Taken together (along with additional system factors), this information will move you and the family from an individual to a relational conceptualization of the problem, which is one of the common factors unique to MFT (Sprenkle & Blow, 2004).

Whether you think in Bowen terms–the child is the symptom bearer, in Structural terms–the child’s behavior is a result of family structure and interaction, or in Narrative terms–the child and the family are defeated by the symptoms–what’s essential for effective family therapy is that you make the journey from individual problem to system problem.

This matters, because it helps you keep a systemic perspective and understand that the child is not the problem, nor is the child’s behavior.

Guideline #2: Parents are your allies as well as members of the system. This gives them a unique position.

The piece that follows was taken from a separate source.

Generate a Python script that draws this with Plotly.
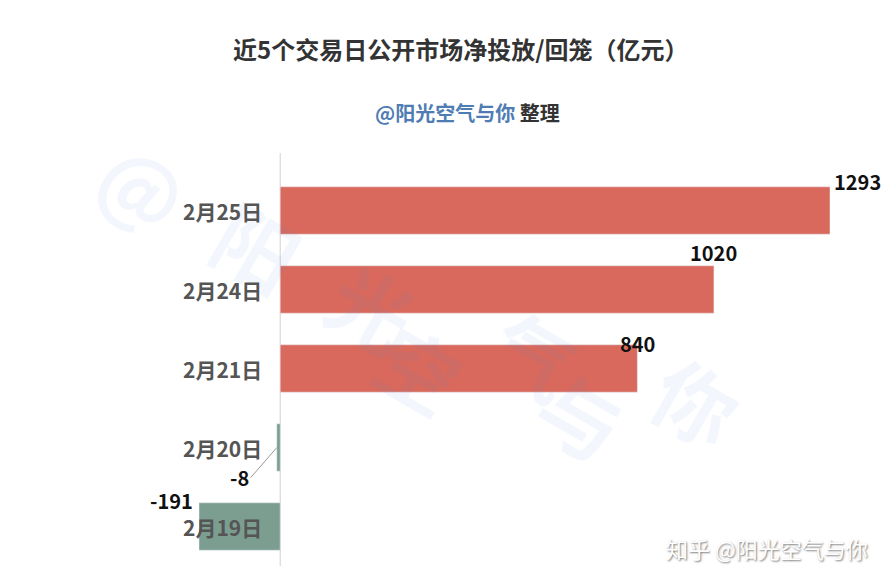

When the child is the identified patient, it’s necessary to involve the parents in therapy as much as possible. According to Bowen (1993), problems are created in relationship, and therefore are resolved in relationship.

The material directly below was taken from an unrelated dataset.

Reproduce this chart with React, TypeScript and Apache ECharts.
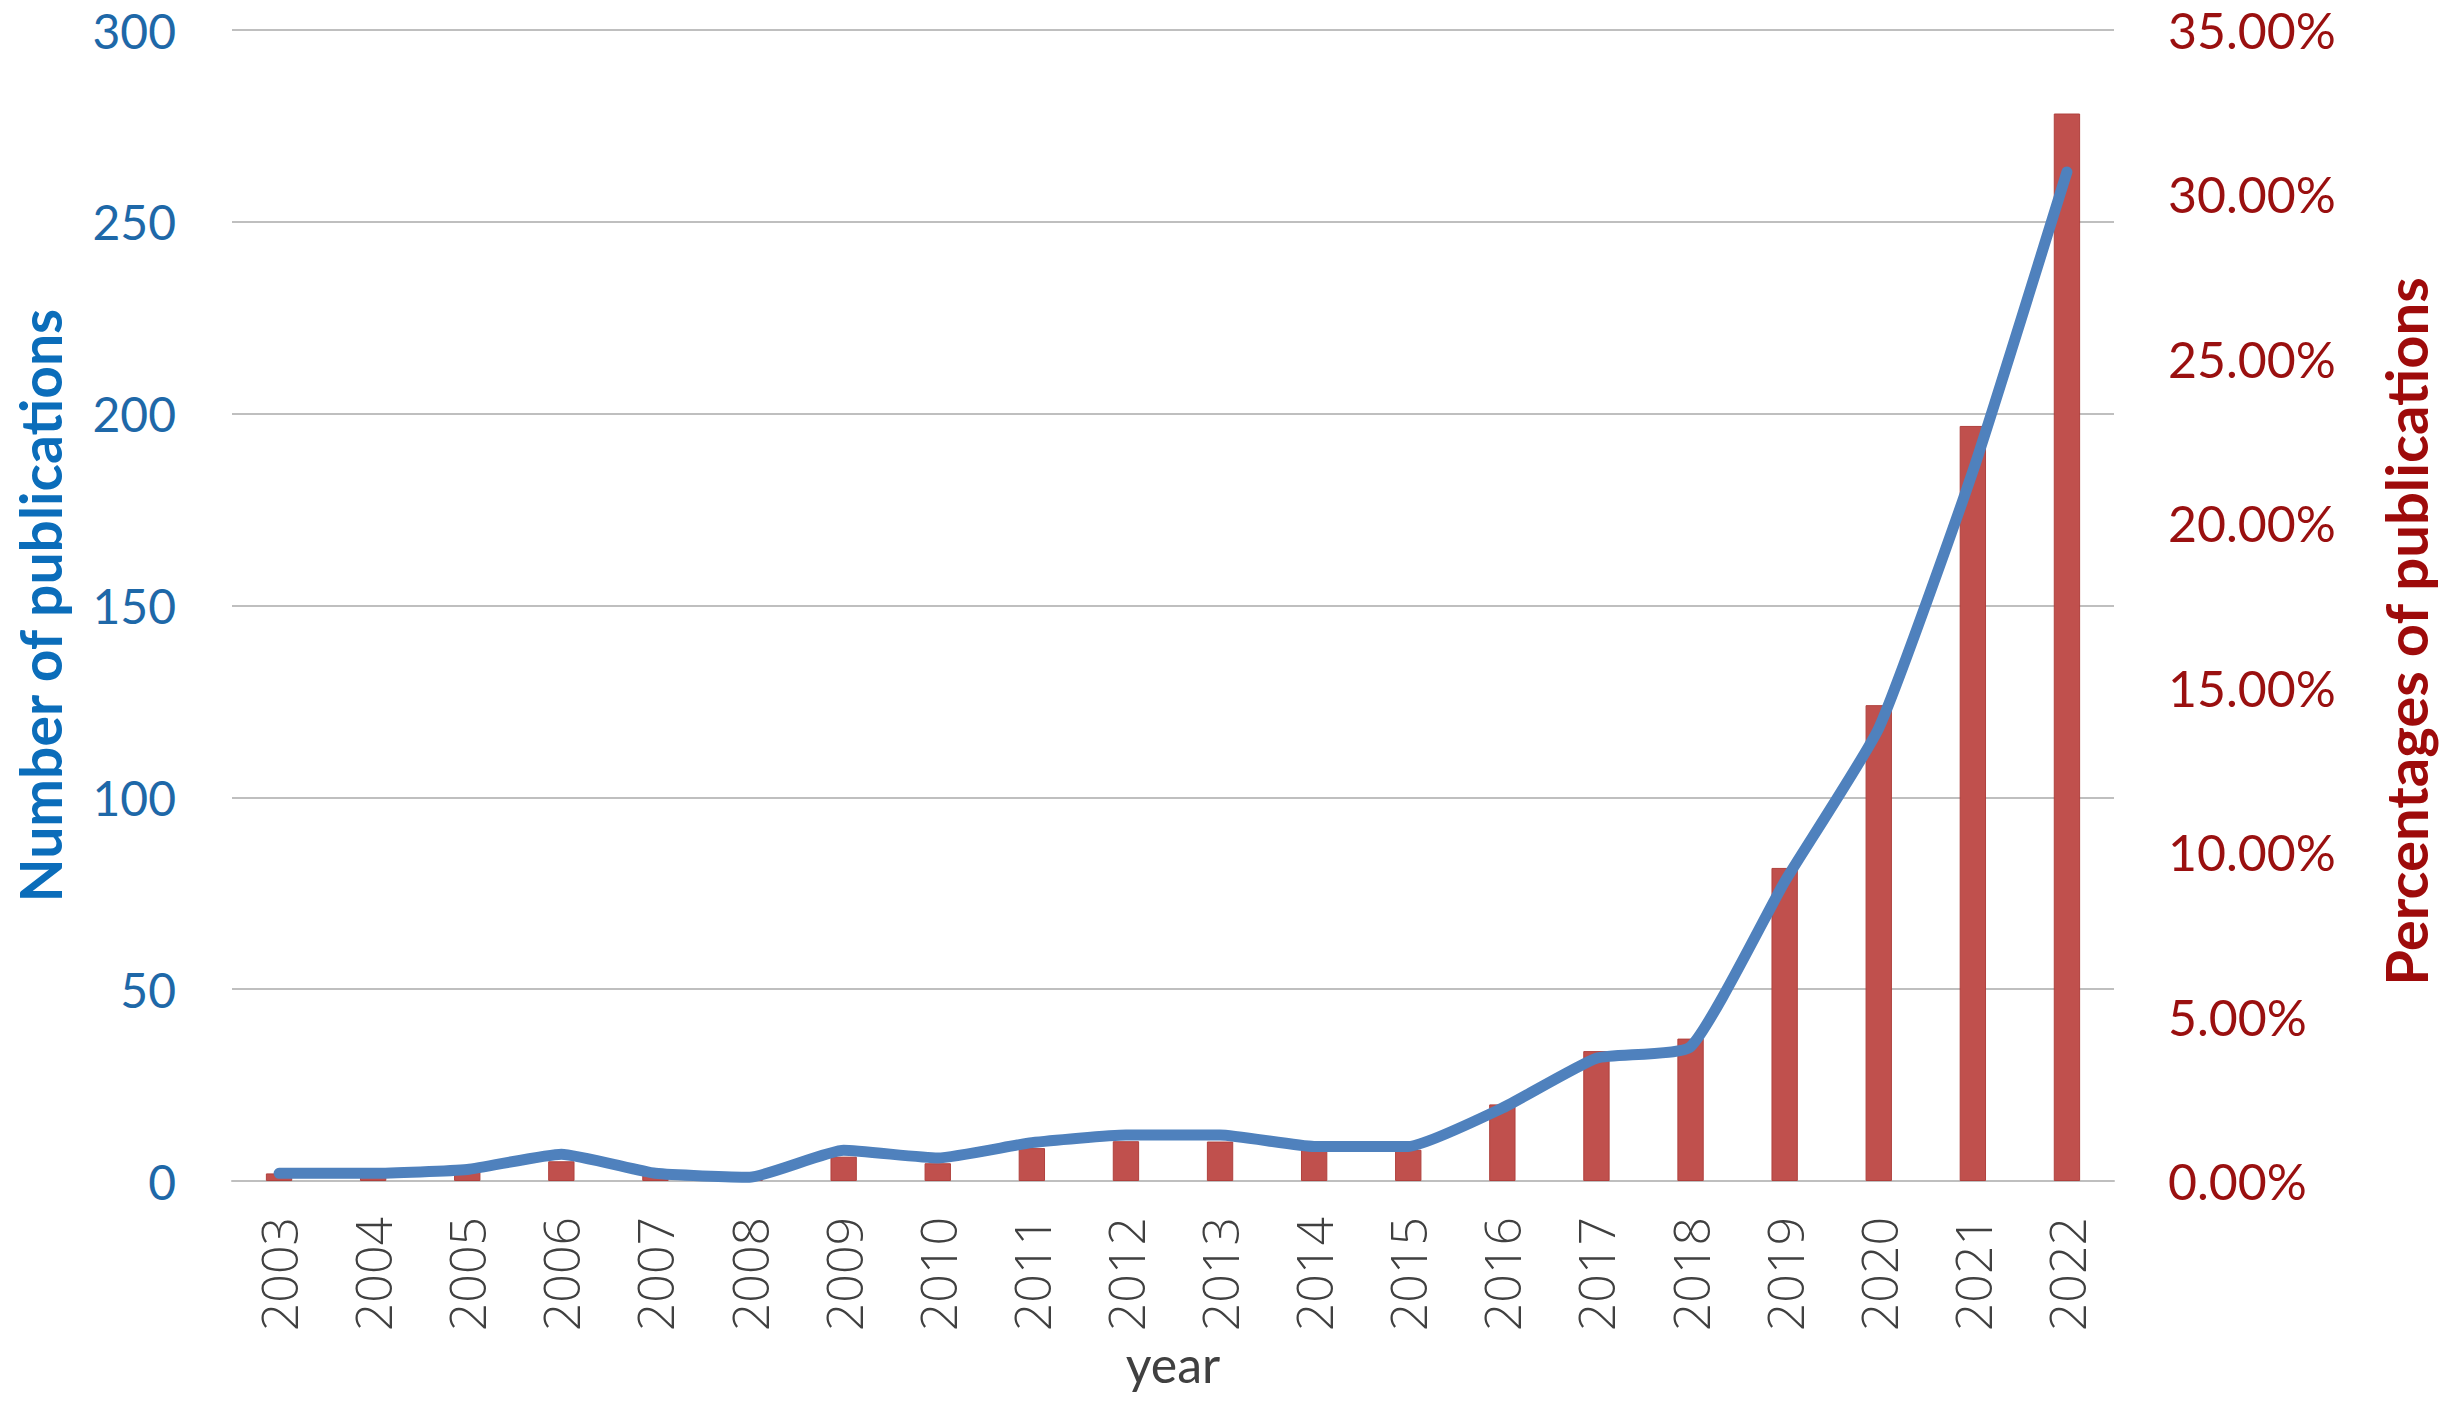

Parents serve as learners, support, leaders, and hope-givers to their children both in therapy and at home. In order to develop their view of themselves as resources for their children, the problem must be stated as something that the parent can solve (Sells, 1998). For example, discussing the diagnosis as the whole problem does not catalyze parents’ agency. However, phrasing the problem in behavioral language, or offering concrete tasks to each family member that will support change, will show family members how they can make a difference.

This matters, because parents must see themselves as part of the solution, in order to maintain hope for themselves and their families.

Guideline #3: Keep in mind ages and stages.

Use each member’s age and life stage, as well as the family’s stage in the family life cycle (Patterson et al., 2018) to conceptualize individuals and the system, including resources, challenges, history, and goals.

When the child is the identified patient, the following child stages can assist you in making treatment decisions (Patterson et al., 2018):

Very young: Conceptualize the problem from an attachment perspective. Parental tasks are focused on creating safety and opportunities for connection. The therapist’s main role is to facilitate connection between children and parents in therapy, and teach parents how to nurture connection at home. Main interventions used at this stage are centered around systemic play and art therapy.

School-aged: Conceptualize the problem from an expanded social system perspective. The child has transitioned from being home, mainly, to navigating a variety of new contexts. Assess the child’s developing independence, competency, and sense of mastery at school and in social situations. Interventions for this stage include systemic play and art therapy, experiential therapy (e.g., family sculpting, role play, drama, etc.), and talk therapy with the family, while involving larger systems (such as school, and/or faith organizations) in the therapeutic process, when indicated.

Adolescent: Conceptualize the problem by overlapping individual life stages (of children and parents) with the family’s life cycle stage. Involve members of the child/family’s larger systems (e.g., significant school personnel, mentors, peers, extended family members, etc.). Consider where boundaries in the family fall on the spectrum of rigid to diffuse, and on the range from enmeshed to disengaged. The most common and effective interventions at this stage involve strategies for helping parents allow the adolescent’s increasing need for independence, while developing safety through limit-setting and nurturing. Effective therapeutic models for this stage include Structural Family Therapy, and family resilience-building.

Ages and stages, when the problem has already been conceptualized as a systemic problem, will guide you in best practices for engaging children in the therapeutic process, while, at the same time, addressing parental hierarchy, stressors, and communication with children. This matters, because a full-system approach creates lasting change.